* [SHORT EXERCISE]: Print the listing below from its opening line through the line holding "import plotly.graph_objects as go", both ends included.

* [INPUT RECORDS]:
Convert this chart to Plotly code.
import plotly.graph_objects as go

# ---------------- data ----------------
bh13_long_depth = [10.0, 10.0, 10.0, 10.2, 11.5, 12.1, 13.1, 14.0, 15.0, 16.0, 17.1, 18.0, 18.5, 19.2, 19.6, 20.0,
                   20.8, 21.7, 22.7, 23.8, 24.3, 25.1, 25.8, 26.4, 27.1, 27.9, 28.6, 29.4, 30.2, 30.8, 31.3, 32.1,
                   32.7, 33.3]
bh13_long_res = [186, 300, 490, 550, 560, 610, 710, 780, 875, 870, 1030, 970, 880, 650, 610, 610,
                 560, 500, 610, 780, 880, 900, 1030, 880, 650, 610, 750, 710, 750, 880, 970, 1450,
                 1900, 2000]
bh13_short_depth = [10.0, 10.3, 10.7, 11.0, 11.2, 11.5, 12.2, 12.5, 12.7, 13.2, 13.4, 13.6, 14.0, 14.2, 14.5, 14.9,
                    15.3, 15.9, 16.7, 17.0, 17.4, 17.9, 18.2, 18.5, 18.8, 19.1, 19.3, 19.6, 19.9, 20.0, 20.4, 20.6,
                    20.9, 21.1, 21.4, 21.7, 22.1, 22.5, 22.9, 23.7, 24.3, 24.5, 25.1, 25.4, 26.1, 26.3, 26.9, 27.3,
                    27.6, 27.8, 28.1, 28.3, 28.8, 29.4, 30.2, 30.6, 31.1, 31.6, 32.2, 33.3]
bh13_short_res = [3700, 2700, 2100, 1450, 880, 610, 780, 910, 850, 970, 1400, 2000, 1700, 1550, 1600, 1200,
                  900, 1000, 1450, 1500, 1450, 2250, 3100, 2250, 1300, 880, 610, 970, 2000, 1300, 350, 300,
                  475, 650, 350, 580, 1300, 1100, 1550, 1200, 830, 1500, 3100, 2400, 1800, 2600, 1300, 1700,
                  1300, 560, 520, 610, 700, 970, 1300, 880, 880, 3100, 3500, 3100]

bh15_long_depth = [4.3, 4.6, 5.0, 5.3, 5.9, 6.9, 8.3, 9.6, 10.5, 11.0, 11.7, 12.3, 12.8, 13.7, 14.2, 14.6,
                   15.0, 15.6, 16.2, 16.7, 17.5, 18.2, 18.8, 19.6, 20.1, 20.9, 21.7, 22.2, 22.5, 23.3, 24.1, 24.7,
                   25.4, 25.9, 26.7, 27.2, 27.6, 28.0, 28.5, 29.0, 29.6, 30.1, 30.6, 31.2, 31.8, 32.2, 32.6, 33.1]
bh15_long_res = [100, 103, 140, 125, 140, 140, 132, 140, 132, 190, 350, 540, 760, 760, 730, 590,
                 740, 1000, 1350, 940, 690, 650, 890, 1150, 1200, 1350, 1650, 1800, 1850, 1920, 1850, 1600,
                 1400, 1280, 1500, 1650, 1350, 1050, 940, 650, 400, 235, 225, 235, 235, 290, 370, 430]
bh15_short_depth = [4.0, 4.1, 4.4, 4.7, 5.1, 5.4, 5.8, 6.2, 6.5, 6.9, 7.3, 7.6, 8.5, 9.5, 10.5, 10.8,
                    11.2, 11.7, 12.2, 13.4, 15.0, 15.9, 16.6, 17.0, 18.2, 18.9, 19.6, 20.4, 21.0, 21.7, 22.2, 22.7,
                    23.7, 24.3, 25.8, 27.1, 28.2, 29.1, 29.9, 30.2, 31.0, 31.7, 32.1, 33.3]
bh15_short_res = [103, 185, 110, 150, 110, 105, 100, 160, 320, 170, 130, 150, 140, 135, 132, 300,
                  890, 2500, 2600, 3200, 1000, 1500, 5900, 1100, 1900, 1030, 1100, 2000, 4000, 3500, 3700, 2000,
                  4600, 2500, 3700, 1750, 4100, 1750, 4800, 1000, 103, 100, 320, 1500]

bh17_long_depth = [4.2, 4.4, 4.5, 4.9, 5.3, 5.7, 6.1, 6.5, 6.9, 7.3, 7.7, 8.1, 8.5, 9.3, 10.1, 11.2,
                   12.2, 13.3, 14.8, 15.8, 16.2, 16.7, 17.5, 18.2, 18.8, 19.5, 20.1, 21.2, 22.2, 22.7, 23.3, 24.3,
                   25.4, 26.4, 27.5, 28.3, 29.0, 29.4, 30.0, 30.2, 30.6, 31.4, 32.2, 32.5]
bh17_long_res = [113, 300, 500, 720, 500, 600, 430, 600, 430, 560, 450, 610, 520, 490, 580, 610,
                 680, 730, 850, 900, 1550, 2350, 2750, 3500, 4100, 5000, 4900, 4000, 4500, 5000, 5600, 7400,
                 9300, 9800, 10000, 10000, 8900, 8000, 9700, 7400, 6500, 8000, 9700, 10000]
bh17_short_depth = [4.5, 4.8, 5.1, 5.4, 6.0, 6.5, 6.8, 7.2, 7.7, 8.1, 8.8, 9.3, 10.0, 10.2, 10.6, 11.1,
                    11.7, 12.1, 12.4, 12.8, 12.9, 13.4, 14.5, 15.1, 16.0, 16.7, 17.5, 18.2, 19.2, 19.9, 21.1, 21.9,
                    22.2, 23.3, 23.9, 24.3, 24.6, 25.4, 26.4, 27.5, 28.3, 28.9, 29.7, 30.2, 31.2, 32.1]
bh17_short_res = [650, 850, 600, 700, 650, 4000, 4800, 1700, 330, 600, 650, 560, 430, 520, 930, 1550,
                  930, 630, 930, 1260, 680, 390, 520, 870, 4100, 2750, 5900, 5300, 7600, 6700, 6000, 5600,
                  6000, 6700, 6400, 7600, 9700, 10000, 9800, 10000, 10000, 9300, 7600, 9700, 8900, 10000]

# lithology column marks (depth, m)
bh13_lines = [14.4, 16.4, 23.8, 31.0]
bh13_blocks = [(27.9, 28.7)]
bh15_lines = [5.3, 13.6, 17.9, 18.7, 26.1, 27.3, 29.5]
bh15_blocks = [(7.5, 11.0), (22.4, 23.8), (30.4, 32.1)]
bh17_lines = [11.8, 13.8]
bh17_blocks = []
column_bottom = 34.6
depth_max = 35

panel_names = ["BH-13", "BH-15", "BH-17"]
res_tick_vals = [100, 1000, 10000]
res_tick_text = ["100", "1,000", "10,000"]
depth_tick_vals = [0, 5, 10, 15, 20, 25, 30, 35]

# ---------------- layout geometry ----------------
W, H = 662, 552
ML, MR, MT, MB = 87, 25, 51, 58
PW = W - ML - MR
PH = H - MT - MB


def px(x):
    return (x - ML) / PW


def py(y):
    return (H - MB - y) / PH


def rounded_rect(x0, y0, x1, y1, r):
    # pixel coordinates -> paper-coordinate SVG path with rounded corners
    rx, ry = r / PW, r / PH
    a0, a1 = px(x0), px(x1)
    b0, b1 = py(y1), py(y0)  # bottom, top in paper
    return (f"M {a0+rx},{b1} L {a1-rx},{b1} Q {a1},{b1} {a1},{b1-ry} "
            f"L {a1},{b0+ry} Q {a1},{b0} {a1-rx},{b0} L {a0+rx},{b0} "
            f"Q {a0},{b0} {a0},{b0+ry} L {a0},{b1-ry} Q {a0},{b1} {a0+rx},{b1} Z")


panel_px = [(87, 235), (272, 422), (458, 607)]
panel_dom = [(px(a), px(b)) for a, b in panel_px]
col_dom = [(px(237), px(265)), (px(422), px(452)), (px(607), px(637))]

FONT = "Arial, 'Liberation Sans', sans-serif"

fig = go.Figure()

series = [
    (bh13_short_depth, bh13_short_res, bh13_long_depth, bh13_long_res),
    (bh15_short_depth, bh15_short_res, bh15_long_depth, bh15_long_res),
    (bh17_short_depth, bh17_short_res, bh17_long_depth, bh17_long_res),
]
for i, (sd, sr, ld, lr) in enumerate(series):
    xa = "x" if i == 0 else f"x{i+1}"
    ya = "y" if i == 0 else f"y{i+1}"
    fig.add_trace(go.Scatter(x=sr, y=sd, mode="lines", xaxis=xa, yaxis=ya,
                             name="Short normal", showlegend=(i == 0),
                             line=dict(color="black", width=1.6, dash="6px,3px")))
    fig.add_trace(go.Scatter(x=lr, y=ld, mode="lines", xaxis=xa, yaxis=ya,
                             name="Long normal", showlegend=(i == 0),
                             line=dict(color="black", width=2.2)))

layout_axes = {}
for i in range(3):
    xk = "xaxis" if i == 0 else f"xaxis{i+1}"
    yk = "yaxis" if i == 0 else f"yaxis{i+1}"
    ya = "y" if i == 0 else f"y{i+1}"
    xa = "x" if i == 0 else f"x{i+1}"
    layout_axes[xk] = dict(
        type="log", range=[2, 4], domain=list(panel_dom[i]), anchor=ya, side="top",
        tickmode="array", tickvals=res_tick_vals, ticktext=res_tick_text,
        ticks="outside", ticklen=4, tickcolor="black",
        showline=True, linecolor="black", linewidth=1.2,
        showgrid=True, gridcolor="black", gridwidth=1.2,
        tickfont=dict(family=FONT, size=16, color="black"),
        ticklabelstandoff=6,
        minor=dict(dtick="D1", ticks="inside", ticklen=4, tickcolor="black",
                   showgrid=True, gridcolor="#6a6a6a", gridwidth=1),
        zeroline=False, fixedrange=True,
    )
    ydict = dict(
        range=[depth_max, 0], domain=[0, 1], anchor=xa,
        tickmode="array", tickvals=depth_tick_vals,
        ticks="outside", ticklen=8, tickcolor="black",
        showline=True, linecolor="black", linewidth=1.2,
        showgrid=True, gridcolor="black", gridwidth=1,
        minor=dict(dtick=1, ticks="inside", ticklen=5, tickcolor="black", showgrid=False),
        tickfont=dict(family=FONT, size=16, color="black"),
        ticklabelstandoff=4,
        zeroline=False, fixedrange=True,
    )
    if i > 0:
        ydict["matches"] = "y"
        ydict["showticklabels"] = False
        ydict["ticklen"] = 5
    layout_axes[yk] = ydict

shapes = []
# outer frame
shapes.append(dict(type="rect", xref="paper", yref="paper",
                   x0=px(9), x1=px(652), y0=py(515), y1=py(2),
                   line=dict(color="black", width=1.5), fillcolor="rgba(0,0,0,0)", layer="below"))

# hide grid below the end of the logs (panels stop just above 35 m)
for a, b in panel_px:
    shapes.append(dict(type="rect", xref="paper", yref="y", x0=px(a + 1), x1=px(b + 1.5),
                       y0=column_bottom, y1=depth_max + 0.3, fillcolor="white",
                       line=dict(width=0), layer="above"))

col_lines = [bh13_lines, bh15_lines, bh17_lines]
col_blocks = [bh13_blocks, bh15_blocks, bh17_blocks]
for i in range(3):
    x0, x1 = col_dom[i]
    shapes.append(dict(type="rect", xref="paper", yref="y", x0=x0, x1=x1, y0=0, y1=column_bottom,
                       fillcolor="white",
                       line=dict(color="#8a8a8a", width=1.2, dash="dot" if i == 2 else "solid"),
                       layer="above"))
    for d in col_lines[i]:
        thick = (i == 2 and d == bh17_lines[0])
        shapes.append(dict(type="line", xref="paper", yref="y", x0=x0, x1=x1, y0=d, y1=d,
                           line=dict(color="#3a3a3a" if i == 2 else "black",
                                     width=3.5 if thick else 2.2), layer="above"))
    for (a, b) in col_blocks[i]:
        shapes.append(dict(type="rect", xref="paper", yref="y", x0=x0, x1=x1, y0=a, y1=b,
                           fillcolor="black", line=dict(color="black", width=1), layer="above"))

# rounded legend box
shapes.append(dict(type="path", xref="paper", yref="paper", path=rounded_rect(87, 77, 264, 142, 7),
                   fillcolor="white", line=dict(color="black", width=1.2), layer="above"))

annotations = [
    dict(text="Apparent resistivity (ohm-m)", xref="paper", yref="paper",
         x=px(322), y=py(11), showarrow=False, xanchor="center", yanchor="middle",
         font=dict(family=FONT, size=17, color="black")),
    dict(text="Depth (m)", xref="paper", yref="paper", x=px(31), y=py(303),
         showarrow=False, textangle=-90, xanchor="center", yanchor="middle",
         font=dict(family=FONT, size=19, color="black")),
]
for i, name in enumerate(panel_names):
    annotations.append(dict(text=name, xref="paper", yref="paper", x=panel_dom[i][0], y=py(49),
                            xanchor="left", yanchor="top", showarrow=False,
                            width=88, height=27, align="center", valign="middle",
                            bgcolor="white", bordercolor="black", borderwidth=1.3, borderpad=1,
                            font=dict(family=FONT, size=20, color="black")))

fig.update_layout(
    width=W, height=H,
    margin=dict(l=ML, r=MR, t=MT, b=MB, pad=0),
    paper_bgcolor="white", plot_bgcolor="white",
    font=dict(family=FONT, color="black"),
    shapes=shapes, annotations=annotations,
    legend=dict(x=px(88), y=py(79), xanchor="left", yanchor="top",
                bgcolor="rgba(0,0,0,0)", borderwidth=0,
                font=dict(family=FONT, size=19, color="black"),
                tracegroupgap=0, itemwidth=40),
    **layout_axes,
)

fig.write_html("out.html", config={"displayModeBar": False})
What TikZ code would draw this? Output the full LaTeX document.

* [EXERCISE ANSWER]:
Convert this chart to Plotly code.
import plotly.graph_objects as go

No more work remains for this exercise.